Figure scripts

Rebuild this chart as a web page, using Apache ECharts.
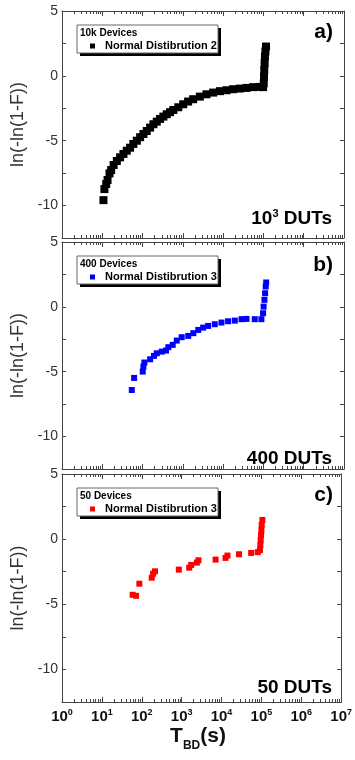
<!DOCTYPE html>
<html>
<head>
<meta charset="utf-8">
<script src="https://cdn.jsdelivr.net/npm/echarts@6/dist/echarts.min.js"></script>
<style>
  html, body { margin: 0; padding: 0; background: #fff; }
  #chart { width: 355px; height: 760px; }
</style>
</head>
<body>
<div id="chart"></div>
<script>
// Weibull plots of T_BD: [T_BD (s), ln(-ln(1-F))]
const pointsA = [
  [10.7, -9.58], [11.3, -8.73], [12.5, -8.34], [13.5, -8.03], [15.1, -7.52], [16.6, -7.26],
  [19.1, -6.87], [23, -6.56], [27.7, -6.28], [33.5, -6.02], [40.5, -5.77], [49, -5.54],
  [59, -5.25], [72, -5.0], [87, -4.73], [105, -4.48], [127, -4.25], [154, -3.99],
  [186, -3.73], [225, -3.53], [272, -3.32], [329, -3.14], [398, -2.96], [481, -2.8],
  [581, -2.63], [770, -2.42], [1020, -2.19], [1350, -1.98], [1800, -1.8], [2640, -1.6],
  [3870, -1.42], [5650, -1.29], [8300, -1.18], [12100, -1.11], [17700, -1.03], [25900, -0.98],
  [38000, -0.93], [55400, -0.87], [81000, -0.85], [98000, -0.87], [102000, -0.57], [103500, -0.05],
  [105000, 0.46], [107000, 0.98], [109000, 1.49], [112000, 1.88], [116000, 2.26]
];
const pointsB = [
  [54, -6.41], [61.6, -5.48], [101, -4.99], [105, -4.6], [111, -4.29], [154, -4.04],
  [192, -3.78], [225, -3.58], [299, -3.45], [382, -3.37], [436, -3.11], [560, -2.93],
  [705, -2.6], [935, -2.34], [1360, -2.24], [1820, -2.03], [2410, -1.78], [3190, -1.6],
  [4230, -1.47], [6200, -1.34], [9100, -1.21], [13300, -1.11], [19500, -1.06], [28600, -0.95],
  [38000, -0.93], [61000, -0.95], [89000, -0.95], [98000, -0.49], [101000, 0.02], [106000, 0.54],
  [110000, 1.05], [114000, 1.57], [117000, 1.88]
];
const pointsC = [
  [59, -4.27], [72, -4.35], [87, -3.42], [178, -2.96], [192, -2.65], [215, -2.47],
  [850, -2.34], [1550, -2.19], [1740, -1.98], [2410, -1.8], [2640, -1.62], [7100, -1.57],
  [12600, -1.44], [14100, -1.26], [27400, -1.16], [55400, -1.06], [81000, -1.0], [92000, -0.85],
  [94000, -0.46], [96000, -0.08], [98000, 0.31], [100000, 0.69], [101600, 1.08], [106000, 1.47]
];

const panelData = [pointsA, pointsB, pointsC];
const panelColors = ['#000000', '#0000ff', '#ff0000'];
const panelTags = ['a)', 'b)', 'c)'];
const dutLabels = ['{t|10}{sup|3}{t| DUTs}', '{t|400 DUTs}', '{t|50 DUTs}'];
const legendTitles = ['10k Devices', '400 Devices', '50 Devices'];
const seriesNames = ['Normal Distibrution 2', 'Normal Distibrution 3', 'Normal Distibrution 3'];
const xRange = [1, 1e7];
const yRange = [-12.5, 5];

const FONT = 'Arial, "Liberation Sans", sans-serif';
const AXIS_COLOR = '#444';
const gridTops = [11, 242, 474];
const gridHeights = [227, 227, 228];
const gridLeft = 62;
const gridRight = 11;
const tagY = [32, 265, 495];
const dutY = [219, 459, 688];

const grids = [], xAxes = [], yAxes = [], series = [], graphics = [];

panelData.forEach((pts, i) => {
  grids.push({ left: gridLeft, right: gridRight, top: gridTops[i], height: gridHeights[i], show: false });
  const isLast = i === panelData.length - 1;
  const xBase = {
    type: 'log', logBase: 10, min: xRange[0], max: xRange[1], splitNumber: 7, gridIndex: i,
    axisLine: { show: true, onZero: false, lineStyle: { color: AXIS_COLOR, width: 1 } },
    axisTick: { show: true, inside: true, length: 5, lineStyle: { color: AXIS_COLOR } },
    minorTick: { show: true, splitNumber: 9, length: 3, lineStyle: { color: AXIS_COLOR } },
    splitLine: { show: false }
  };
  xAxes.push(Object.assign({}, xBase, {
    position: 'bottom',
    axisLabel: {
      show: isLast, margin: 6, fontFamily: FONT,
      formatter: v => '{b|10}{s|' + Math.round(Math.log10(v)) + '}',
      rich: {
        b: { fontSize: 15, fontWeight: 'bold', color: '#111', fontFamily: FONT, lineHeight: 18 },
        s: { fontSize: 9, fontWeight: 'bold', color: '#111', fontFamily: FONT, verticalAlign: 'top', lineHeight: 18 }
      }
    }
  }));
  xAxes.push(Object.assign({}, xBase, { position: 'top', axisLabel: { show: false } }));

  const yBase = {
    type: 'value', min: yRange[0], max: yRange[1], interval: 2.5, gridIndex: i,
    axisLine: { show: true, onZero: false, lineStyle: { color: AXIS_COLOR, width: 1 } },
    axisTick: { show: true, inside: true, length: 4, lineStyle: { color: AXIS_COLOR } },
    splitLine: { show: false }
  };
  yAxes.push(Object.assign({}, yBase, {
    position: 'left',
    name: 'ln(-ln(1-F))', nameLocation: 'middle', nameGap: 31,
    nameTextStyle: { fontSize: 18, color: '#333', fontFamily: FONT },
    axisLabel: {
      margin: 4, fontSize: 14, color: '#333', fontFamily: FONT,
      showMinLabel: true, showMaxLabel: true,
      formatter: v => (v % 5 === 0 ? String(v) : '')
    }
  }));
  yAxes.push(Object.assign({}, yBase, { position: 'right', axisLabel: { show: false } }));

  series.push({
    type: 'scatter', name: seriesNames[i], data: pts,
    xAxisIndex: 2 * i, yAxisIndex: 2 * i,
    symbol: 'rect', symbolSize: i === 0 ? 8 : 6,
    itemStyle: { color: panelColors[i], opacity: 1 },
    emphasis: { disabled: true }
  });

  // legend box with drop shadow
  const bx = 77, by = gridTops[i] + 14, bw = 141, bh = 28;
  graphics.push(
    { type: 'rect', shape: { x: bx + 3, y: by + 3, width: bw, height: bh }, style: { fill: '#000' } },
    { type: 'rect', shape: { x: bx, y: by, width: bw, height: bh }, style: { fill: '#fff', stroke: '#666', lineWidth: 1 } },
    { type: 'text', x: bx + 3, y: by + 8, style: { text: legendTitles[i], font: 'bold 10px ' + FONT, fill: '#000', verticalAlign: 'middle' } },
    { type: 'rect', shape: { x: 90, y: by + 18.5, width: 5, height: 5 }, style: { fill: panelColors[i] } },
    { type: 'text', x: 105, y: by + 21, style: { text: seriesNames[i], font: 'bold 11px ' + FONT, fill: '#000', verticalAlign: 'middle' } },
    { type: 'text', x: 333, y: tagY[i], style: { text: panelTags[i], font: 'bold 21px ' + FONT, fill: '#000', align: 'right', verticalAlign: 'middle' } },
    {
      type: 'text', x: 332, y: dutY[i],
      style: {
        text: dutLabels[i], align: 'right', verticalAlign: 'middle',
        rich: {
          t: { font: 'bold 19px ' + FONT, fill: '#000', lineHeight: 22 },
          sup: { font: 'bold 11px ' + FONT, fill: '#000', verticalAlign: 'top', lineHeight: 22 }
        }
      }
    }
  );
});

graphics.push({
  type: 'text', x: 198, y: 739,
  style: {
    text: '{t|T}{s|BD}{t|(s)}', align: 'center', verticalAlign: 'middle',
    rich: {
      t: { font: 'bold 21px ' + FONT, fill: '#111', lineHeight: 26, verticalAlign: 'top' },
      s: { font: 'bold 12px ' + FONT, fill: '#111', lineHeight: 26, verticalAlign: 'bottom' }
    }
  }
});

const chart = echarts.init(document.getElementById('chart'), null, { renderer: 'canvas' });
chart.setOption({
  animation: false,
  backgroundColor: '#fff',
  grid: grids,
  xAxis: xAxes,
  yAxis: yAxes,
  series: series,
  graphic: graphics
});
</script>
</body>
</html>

==

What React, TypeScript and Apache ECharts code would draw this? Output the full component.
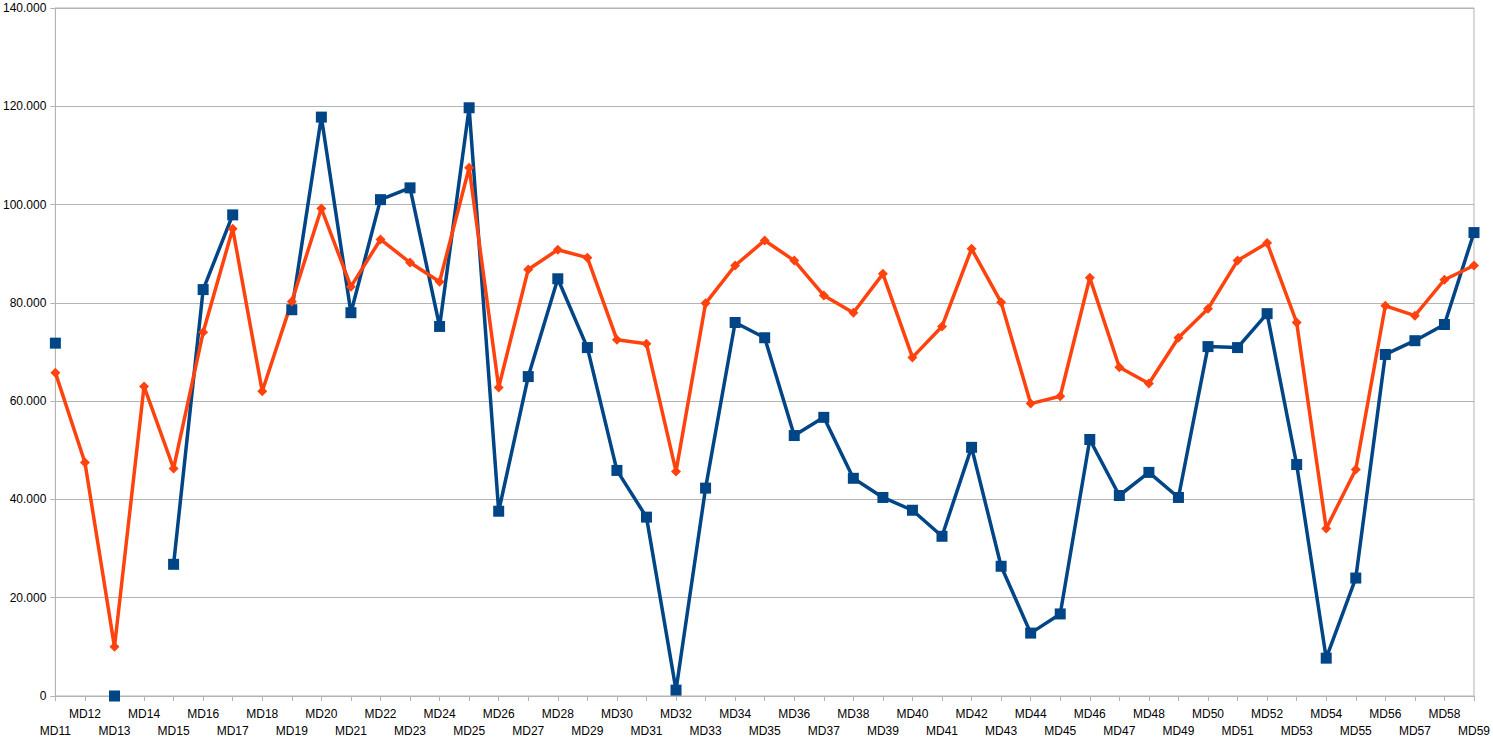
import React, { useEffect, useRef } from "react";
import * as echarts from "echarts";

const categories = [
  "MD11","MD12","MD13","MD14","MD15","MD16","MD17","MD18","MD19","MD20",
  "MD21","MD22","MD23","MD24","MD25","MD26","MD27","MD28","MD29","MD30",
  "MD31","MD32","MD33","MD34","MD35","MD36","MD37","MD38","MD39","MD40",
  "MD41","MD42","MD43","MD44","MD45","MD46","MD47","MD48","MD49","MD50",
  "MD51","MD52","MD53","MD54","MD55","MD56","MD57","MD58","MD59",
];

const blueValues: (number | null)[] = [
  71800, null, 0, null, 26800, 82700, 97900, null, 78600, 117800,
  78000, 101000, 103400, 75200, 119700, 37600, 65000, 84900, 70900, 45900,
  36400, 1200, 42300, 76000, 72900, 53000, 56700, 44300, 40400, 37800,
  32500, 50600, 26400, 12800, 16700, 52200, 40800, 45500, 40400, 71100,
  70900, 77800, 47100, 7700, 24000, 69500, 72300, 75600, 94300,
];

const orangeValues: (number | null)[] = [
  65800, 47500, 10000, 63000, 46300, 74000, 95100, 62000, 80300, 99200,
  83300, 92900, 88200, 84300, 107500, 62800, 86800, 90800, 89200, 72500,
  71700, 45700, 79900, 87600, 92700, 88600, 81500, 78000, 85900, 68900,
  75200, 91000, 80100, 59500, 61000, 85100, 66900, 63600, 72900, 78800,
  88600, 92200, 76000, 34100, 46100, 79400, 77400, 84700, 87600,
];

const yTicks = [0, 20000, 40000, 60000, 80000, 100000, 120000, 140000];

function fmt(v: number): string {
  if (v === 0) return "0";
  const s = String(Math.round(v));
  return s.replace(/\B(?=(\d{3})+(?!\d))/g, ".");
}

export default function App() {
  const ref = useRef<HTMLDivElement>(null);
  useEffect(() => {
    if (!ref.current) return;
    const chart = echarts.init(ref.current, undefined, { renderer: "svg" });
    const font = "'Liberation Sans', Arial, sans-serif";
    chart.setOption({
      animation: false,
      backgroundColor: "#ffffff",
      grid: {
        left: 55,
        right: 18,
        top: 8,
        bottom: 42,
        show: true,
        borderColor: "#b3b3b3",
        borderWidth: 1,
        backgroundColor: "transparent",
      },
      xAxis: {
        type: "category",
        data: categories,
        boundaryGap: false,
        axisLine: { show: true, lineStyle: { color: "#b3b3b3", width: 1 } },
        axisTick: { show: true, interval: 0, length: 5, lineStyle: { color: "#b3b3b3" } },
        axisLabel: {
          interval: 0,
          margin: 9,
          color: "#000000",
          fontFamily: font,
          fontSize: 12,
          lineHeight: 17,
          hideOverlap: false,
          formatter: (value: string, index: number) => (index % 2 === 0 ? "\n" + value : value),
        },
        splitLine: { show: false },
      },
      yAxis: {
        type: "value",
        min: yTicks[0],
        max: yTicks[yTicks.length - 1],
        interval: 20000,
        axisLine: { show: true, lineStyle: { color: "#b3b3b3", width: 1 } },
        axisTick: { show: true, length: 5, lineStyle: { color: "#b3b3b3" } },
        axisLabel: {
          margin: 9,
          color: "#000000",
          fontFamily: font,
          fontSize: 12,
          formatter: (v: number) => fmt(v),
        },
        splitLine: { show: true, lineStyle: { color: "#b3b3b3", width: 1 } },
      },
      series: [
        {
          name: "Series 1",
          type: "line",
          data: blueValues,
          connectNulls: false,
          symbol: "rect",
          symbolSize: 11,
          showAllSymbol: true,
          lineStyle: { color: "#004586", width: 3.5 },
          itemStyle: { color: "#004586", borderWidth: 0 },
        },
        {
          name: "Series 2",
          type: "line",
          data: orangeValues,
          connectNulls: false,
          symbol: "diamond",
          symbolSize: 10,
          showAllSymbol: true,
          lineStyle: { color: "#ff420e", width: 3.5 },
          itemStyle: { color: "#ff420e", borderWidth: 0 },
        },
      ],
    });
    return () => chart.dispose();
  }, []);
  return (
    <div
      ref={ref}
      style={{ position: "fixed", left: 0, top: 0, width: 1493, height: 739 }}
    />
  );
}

REQUIREMENTS
Where a line of the records above holds the word "this", copy that line.

RESPONSE
Rebuild this chart as a web page, using Apache ECharts.
What React, TypeScript and Apache ECharts code would draw this? Output the full component.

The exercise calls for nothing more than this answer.